Entre-temps, Josi est devenu un fan de Moser: «Il m'impressionne par son style de jeu extrêmement solide. Je lui fais confiance pour avoir une très grande carrière en NHL». Lors des dernières rencontres, il n'a pas échappé à la superstar des Nashville Predators que son jeune collègue se montre plus entreprenant en dehors de la glace. «JJ m'a longtemps paru très sage. Mais entre-temps, il aime de temps en temps se défouler». Moser esquisse un sourire malicieux et lance un clin d'œil: «Les Américains m'ont appris deux ou trois choses...».
De l'ascète au rock'n'roller
L'homme de 1,83 m raconte ensuite ce qui se cache vraiment derrière sa transformation personnelle: «Lorsque j'ai commencé une formation commerciale à 16 ans, j'ai vite compris que je ne voulais pas passer toute ma vie professionnelle assis huit heures par jour dans un bureau devant un ordinateur. J'ai donc tout fait pour que ma carrière de hockeyeur professionnel aboutisse. C'est pourquoi, jusqu'à l'âge de 21 ans, il n'y avait pas de place pour les fêtes dans mon quotidien. Je vivais exclusivement pour le hockey sur glace. Mais après mon premier match de NHL, j'ai réalisé que cet effort ne valait la peine que si l'on s'amusait un peu de temps en temps en dehors de la patinoire».
Le Seelandais souligne que tout le monde dans son entourage ne s'est pas encore habitué au «nouveau» JJ: «Certaines personnes réagissent avec beaucoup d'étonnement lorsqu'elles me voient avec une bière. Mais pour moi, il est désormais très important de faire de temps en temps avec mes coéquipiers des choses que d'autres jeunes font aussi. Même si ces actions ne sont pas toujours intelligentes, elles m'aident à reprendre le dur entraînement avec un nouvel élan».

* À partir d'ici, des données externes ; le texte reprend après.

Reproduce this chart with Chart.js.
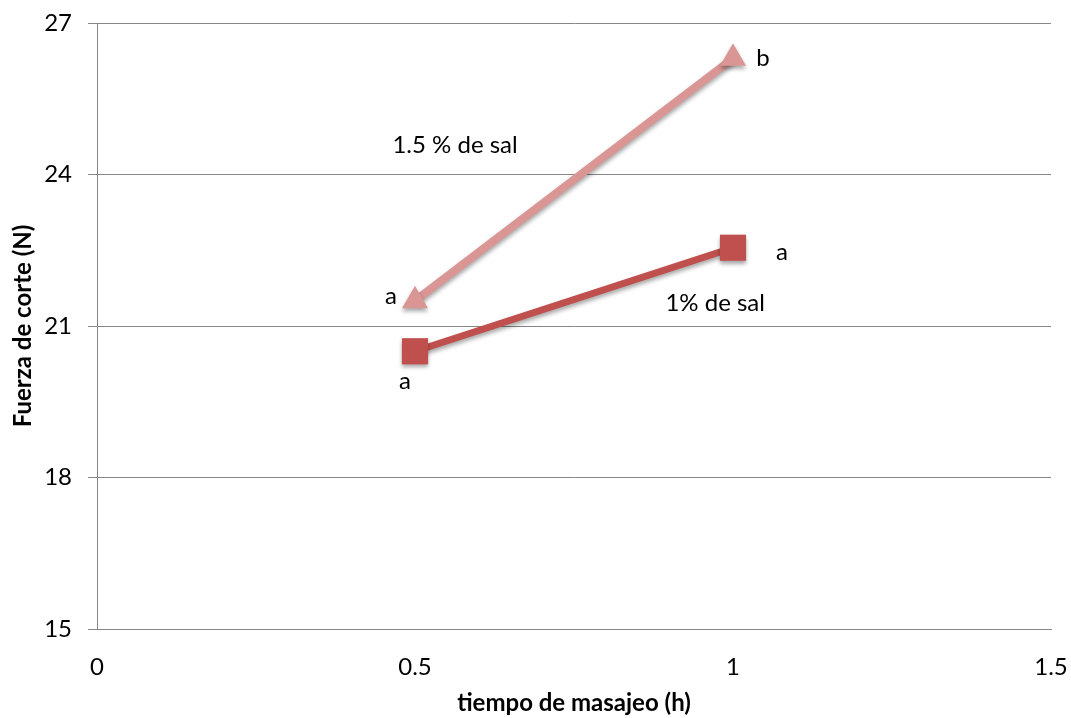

Ses récentes performances lui donnent raison: à Tampa, Moser est devenu en très peu de temps un pilier indispensable de l'équipe et obtient régulièrement plus de 18 minutes de temps de glace par match. Après 24 rencontres, il affiche un bilan de +13 et neuf points. Son statut au sein de ce groupe de stars est également étayé par le fait qu'il joue régulièrement aux côtés du capitaine suédois, Victor Hedman. «Bien que Hedman soit constamment un joueur de classe mondiale depuis des années, il est resté absolument terre à terre, tout comme un Roman Josi. Avec sa nature sociale et très sensible, il m'a énormément aidé à m'intégrer dans cette équipe».

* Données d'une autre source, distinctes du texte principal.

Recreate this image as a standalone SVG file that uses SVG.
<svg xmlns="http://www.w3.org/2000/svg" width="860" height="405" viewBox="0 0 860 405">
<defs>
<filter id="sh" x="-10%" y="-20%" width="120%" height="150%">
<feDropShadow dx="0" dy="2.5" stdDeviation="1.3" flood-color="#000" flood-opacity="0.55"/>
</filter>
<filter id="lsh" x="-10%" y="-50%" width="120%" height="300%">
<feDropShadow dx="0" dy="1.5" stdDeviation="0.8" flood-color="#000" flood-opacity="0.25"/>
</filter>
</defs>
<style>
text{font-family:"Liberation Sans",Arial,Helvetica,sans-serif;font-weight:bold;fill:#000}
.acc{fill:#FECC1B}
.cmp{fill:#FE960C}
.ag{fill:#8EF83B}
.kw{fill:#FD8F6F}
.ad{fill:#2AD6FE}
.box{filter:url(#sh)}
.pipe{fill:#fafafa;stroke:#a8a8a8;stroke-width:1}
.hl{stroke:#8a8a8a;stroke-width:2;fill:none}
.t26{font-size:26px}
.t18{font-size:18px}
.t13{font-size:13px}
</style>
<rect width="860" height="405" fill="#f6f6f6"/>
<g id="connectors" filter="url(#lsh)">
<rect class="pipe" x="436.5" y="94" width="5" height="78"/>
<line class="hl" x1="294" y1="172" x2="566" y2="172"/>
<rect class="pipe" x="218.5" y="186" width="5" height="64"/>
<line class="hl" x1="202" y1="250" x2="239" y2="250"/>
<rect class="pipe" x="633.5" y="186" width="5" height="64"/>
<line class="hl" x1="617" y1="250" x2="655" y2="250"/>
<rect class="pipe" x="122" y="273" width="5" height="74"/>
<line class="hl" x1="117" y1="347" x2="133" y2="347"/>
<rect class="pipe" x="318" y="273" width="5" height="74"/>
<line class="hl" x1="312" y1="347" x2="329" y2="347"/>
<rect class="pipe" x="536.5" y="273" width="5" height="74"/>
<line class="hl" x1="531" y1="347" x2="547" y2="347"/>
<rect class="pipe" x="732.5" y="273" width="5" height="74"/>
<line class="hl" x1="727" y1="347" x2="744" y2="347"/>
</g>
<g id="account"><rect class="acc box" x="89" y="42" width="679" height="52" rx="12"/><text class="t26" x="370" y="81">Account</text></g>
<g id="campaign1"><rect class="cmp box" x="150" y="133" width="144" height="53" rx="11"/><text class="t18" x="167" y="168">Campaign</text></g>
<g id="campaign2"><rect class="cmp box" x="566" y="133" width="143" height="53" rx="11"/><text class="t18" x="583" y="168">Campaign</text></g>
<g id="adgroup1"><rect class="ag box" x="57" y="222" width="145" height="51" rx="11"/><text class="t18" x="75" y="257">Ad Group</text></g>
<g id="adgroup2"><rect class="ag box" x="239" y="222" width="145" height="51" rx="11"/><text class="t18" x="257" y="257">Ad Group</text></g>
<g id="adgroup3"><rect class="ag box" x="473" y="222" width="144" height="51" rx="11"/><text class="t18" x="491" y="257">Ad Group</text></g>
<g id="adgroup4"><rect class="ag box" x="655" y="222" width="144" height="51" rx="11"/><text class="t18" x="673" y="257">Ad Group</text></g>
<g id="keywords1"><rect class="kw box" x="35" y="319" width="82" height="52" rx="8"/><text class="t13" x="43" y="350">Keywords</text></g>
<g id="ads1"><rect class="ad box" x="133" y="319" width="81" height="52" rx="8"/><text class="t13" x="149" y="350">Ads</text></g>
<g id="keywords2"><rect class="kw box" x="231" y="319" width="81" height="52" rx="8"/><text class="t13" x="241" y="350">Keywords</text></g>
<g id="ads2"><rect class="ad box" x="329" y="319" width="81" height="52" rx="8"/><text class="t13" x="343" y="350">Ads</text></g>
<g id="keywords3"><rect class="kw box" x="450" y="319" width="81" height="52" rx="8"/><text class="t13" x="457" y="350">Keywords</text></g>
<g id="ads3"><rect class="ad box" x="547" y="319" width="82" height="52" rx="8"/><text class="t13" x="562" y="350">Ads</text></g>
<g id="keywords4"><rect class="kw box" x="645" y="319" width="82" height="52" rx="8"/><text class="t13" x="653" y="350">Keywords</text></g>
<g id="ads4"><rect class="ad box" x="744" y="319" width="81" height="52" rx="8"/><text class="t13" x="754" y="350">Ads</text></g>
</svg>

La vie de jeune millionnaire
Moser a un contrat de deux ans à Tampa, qui lui rapporte au total 6,7 millions de dollars. Quel luxe la jeune star s'accorde-t-elle? «Je ne fais pas d'économies quand je vais au restaurant avec mes amis pendant mon temps libre. J'ai un bateau à moteur sur le lac de Bienne et je conduis une BMW M4».
L'appartement que JJ a loué à moins de cinq minutes à pied du stade de glace est, lui aussi, vraiment coquet. L'endroit se trouve au 14e étage. De là, il a une vue spectaculaire sur le port de Tampa, et sur la terrasse du toit se trouve une piscine. Le Bernois pourrait-il s'imaginer rester ici pour toujours? «En théorie, oui. C'est une chose merveilleuse que de pouvoir vivre et jouer des matches dans un endroit où il fait 30 degrés, même en novembre, alors que ton village natal est noyé dans le brouillard. Mais j'aimerais avoir des enfants un jour. Et comme le système scolaire aux États-Unis n'est pas le meilleur, tout porte à croire que ma résidence principale sera en Suisse après ma carrière de joueur».
À la fin de cette journée, la plus jeune star suisse de la NHL s'assoit sur le canapé et commence à jouer de la guitare. Bien que JJ affirme très modestement qu'il n'est pas vraiment musicien, il réussit sans faute le riff d'entrée du classque des Animals «House of the Rising Sun». Un titre qui résume la success story que vit Janis Moser.